Requirement: The listing below begins with the first line you should copy; stop after the line containing "import pandas as pd", and drop every picture.

Raw data:
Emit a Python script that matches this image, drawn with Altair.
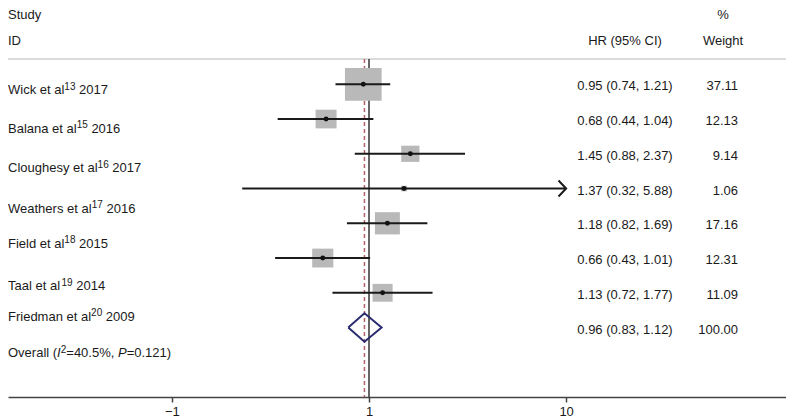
import altair as alt
import pandas as pd

# ---------------- data ----------------
studies = ["Wick et al", "Balana et al", "Cloughesy et al", "Weathers et al",
           "Field et al", "Taal et al", "Friedman et al"]
refs = ["13", "15", "16", "17", "18", "19", "20"]
years = ["2017", "2016", "2017", "2016", "2015", "2014", "2009"]
hr = [0.95, 0.68, 1.45, 1.37, 1.18, 0.66, 1.13]
ci_lo = [0.74, 0.44, 0.88, 0.32, 0.82, 0.43, 0.72]
ci_hi = [1.21, 1.04, 2.37, 5.88, 1.69, 1.01, 1.77]
weights = [37.11, 12.13, 9.14, 1.06, 17.16, 12.31, 11.09]
overall_hr, overall_lo, overall_hi = 0.96, 0.83, 1.12
overall_weight = 100.00
i2_text = "40.5%"
p_text = "0.121"
tick_values = [0.17, 1, 5.88]
tick_labels = ["\u22121", "1", "10"]

# ---------------- layout ----------------
W, H = 778, 389
PX_DEC = 256.2          # pixels per decade of the log axis
X_ONE = 361.0           # pixel position of HR = 1
ROW0, ROW_H = 76.3, 34.75
x_domain = [10 ** (-X_ONE / PX_DEC), 10 ** ((W - X_ONE) / PX_DEC)]
y_domain = [-ROW0 / ROW_H, (H - ROW0) / ROW_H]
HEADER_Y = 51
FONT = "Liberation Sans"
TXT = "#1a1a1a"


def row_of(px):
    return (px - ROW0) / ROW_H


# vertical positions (in row units) of the study labels, as drawn in the figure
label_rows = [0.173, 1.278, 2.417, 3.580, 4.587, 5.810, 6.696, 7.741]

AW = {' ': 278, '%': 889, '(': 333, ')': 333, ',': 278, '.': 278, '=': 584,
      'B': 667, 'C': 722, 'F': 611, 'I': 278, 'O': 778, 'P': 667, 'T': 611,
      'W': 944, 'a': 556, 'c': 500, 'd': 556, 'e': 556, 'g': 556, 'h': 556,
      'i': 222, 'k': 500, 'l': 222, 'm': 833, 'n': 556, 'o': 556, 'r': 333,
      's': 500, 't': 278, 'u': 556, 'v': 500, 'y': 500}
for d in "0123456789":
    AW[d] = 556


def tw(s, size):
    return sum(AW.get(c, 556) for c in s) * size / 1000.0


# ---------------- scales / encodings ----------------
label_expr = " : ".join(
    f"abs(datum.value - {v}) < 1e-6 ? '{l}'" for v, l in zip(tick_values, tick_labels)
) + " : ''"
x_axis = alt.Axis(values=tick_values, labelExpr=label_expr, title=None, grid=False,
                  domainColor="#444444", domainWidth=1.5, tickColor="#444444",
                  tickWidth=1.5, tickSize=5, labelFont=FONT, labelFontSize=13,
                  labelColor=TXT, labelPadding=3, labelFlush=False, labelOverlap=False)
x_scale = alt.Scale(type="log", domain=x_domain, nice=False)
y_scale = alt.Scale(domain=y_domain, nice=False, zero=False, reverse=True)


def X(field):
    return alt.X(field, type="quantitative", scale=x_scale, axis=x_axis)


Y = alt.Y("row:Q", scale=y_scale, axis=None)
XT = alt.X("px:Q", scale=alt.Scale(domain=[0, W], nice=False, zero=False), axis=None)

df = pd.DataFrame({"row": list(range(len(hr))), "hr": hr, "lo": ci_lo,
                   "hi": ci_hi, "weight": weights})
n = len(hr)

# ---------------- forest layers ----------------
header_rule = alt.Chart(pd.DataFrame({"a": [0]})).mark_rule(
    color="#cfcfcf", strokeWidth=1.5).encode(
    x=alt.value(0), x2=alt.value(W), y=alt.value(HEADER_Y))

null_line = alt.Chart(pd.DataFrame({"v": [1.0], "row": [0]})).mark_rule(
    color="#333333", strokeWidth=1.5).encode(
    x=X("v"), y=alt.value(HEADER_Y), y2=alt.value(H))

overall_line = alt.Chart(pd.DataFrame({"v": [overall_hr], "row": [0]})).mark_rule(
    color="#b06068", strokeWidth=1.5, strokeDash=[4, 3]).encode(
    x=X("v"), y=alt.value(HEADER_Y), y2=alt.value(H))

boxes = alt.Chart(df).mark_point(
    shape="M-1.06,-0.945L1.06,-0.945L1.06,0.945L-1.06,0.945Z",
    filled=True, color="#b9b9b9", opacity=1, strokeWidth=0).encode(
    x=X("hr"), y=Y,
    size=alt.Size("weight:Q", scale=alt.Scale(domain=[0, max(weights)], range=[0, 1198]),
                  legend=None))

ci = alt.Chart(df).mark_rule(color="#1a1a1a", strokeWidth=2).encode(
    x=X("lo"), x2="hi:Q", y=Y)

dots = alt.Chart(df).mark_point(shape="circle", filled=True, color="#111111",
                                size=24, opacity=1).encode(x=X("hr"), y=Y)

arrows = alt.Chart(df[df["hi"] >= max(tick_values)]).mark_point(
    shape="M-0.95,-1L0,0L-0.95,1", filled=False, color="#1a1a1a",
    strokeWidth=2, size=256, opacity=1).encode(x=X("hi"), y=Y)

half = 14.2 / ROW_H
dia = pd.DataFrame({
    "order": [0, 1, 2, 3, 4],
    "x": [overall_lo, overall_hr, overall_hi, overall_hr, overall_lo],
    "row": [n, n - half, n, n + half, n],
})
diamond = alt.Chart(dia).mark_line(color="#2b2b70", strokeWidth=2).encode(
    x=X("x"), y=Y, order="order:Q")

forest = alt.layer(header_rule, null_line, overall_line, boxes, ci, dots, arrows, diamond)

# ---------------- text layers ----------------
normal, italic, sup = [], [], []
for i in range(n):
    r = label_rows[i]
    w0 = tw(studies[i], 13)
    normal.append({"px": 0, "row": r, "t": studies[i]})
    sup.append({"px": w0, "row": r, "t": refs[i]})
    normal.append({"px": w0 + tw(refs[i], 10) + tw(" ", 13), "row": r, "t": years[i]})

r = label_rows[n]
parts = [("Overall (", "n"), ("I", "i"), ("2", "s"), ("=" + i2_text + ",", "n"),
         (" ", "gap"), ("P", "i"), ("=" + p_text + ")", "n")]
xpos = 0.0
for t, kind in parts:
    rec = {"px": xpos, "row": r, "t": t}
    if kind == "n":
        normal.append(rec)
        xpos += tw(t, 13)
    elif kind == "i":
        italic.append(rec)
        xpos += tw(t, 13)
    elif kind == "s":
        sup.append(rec)
        xpos += tw(t, 10)
    else:
        xpos += tw(t, 13)

header_top = row_of(6.65)
header_mid = row_of(32.65)
normal.append({"px": 0, "row": header_top, "t": "Study"})
normal.append({"px": 0, "row": header_mid, "t": "ID"})

center = [{"px": 617, "row": header_mid, "t": "HR (95% CI)"},
          {"px": 715, "row": header_top, "t": "%"},
          {"px": 715, "row": header_mid, "t": "Weight"}]
values_c, values_r = [], []
for i in range(n):
    values_c.append({"px": 617, "row": i, "t": f"{hr[i]:.2f} ({ci_lo[i]:.2f}, {ci_hi[i]:.2f})"})
    values_r.append({"px": 730, "row": i, "t": f"{weights[i]:.2f}"})
values_c.append({"px": 617, "row": n, "t": f"{overall_hr:.2f} ({overall_lo:.2f}, {overall_hi:.2f})"})
values_r.append({"px": 730, "row": n, "t": f"{overall_weight:.2f}"})


def text_layer(recs, **kw):
    props = dict(font=FONT, fontSize=13, color=TXT, baseline="middle", align="left")
    props.update(kw)
    return alt.Chart(pd.DataFrame(recs)).mark_text(**props).encode(
        x=XT, y=Y, text="t:N")


texts = alt.layer(
    text_layer(normal),
    text_layer(italic, fontStyle="italic"),
    text_layer(sup, fontSize=10, dy=-3.5),
    text_layer(center, align="center"),
    text_layer(values_c, align="center", dy=2),
    text_layer(values_r, align="right", dy=2),
)

chart = alt.layer(forest, texts).resolve_scale(x="independent").properties(
    width=W, height=H,
    autosize=alt.AutoSizeParams(type="none"),
    padding={"left": 0, "top": 0, "right": 0, "bottom": 21},
).configure_view(stroke=None)

chart.save("out.html", embed_options={"renderer": "svg", "actions": False})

Answer to this exercise:
Emit a Python script that matches this image, drawn with Altair.
import altair as alt
import pandas as pd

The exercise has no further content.